Keep an eye on for-profit education stocks, like ITT Educational (ITT), DeVry (DV), Corinthian Colleges (COCO) and Strayer Education (STRA).
They’re all rallying higher on the Department of Education’s final “gainful employment” rule, which will protect students from taking on too much debt to attend schools that don’t do a lot for their job prospects.
“Deutsche Bank notes that the effective date where schools lose Title IV eligibility is now really July 2016 and schools now have to fail all 3 tests for 3 years out of 4 to lose eligibility, versus one strike early,” say reports.

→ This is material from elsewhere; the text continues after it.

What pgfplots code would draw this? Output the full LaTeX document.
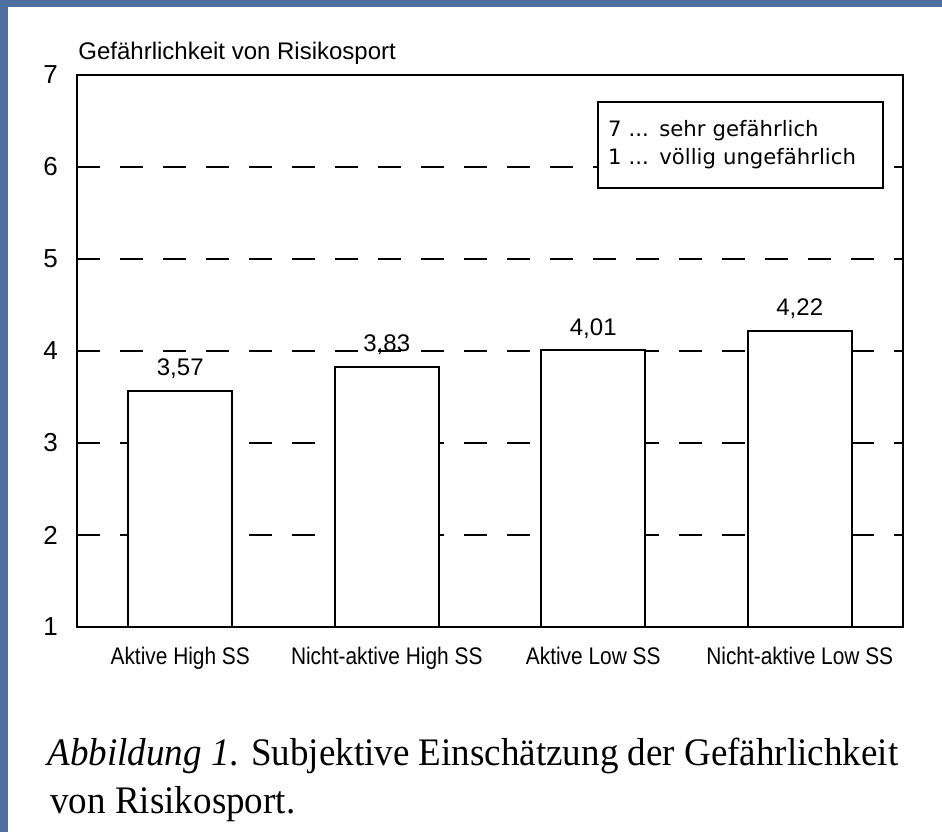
\documentclass[border=0pt]{standalone}
\usepackage{fontspec}
\setmainfont{Liberation Serif}[FakeStretch=0.95]
\newfontfamily\chartsans[FakeStretch=0.87]{Liberation Sans}
\newfontfamily\plainsans{Liberation Sans}
\newfontfamily\boxfont{DejaVu Sans}
\usepackage{pgfplots}
\pgfplotsset{compat=1.18}
\definecolor{slideblue}{RGB}{78,112,158}

\begin{document}
\begin{tikzpicture}
% slide background and white panel
\fill[slideblue] (0,0) rectangle (471pt,416pt);
\fill[white] (4pt,0) rectangle (471pt,412.5pt);
\useasboundingbox (0,0) rectangle (471pt,416pt);

\node[anchor=base west, font=\plainsans\fontsize{12}{14}\selectfont, inner sep=0pt]
  at (39pt,386pt) {Gefährlichkeit von Risikosport};

\begin{axis}[
  at={(38.5pt,102.5pt)}, anchor=south west,
  scale only axis, width=413pt, height=276pt,
  xmin=-0.5, xmax=3.5, ymin=1, ymax=7,
  enlargelimits=false,
  ytick={1,2,3,4,5,6,7},
  xtick={0,1,2,3},
  xticklabels={Aktive High SS, Nicht-aktive High SS, Aktive Low SS, Nicht-aktive Low SS},
  major tick length=0pt,
  axis line style={line width=1.2pt},
  ymajorgrids,
  y grid style={black, line width=1pt, dash pattern=on 11.5pt off 10pt},
  /pgf/number format/assume math mode=true,
  yticklabel style={font=\plainsans\fontsize{13}{15}\selectfont, xshift=-6pt},
  xticklabel style={font=\chartsans\fontsize{12}{14}\selectfont, yshift=-6.5pt},
]
\addplot[ybar, bar width=51.8pt, fill=white, draw=black, line width=1pt,
  nodes near coords={\pgfmathprintnumber[fixed,fixed zerofill,precision=2,use comma]{\pgfplotspointmeta}},
  every node near coord/.append style={font=\plainsans\fontsize{12}{14}\selectfont, anchor=base, yshift=7.5pt, inner sep=0pt}]
  coordinates {(0,3.57) (1,3.83) (2,4.01) (3,4.22)};

\node[draw, line width=1pt, fill=white, anchor=north east, minimum width=142.5pt,
  minimum height=43pt, text width=132.5pt, inner sep=5pt, align=left,
  font=\boxfont\fontsize{10.6}{14}\selectfont]
  at (rel axis cs:0.977,0.953) {7 ... sehr gefährlich\\1 ... völlig ungefährlich};
\end{axis}

\node[anchor=base west, font=\fontsize{19.5}{24.5}\selectfont, inner sep=0pt]
  at (23.5pt,33.5pt) {\textit{Abbildung 1}. Subjektive Einschätzung der Gefährlichkeit};
\node[anchor=base west, font=\fontsize{19.5}{24.5}\selectfont, inner sep=0pt]
  at (25pt,9.5pt) {von Risikosport.};
\end{tikzpicture}
\end{document}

Here’s more from The Washington Post:
The Department of Education has finalized its “gainful employment” rule, which will ban for-profit schools like DeVry University or Apollo Group Inc.’s University of Phoenix from accessing federal financial aid dollars if too many of their graduates are unable to find jobs that pay enough to allow them to afford their student loan payments. If graduates owe too much relative to their income, or too few former students are paying back their tuition loans on time, schools stand to lose access to Pell grants and federal student aid. Such a loss would seriously crimp schools’ ability to attract students.
“These new regulations will help ensure that students at these schools are getting what they pay for: Solid preparation for a good job,” Secretary of Education Arne Duncan said Thursday. “We’re giving career colleges every opportunity to reform themselves but we’re not letting them off the hook, because too many vulnerable students are being hurt.”
Most students at career colleges and vocational schools pay tuition with federal financial aid dollars — as much as 90 percent of a school’s revenue can come from government aid. But that leaves taxpayers on the hook if students can’t find good jobs and default on their loans.
And they are defaulting in large numbers.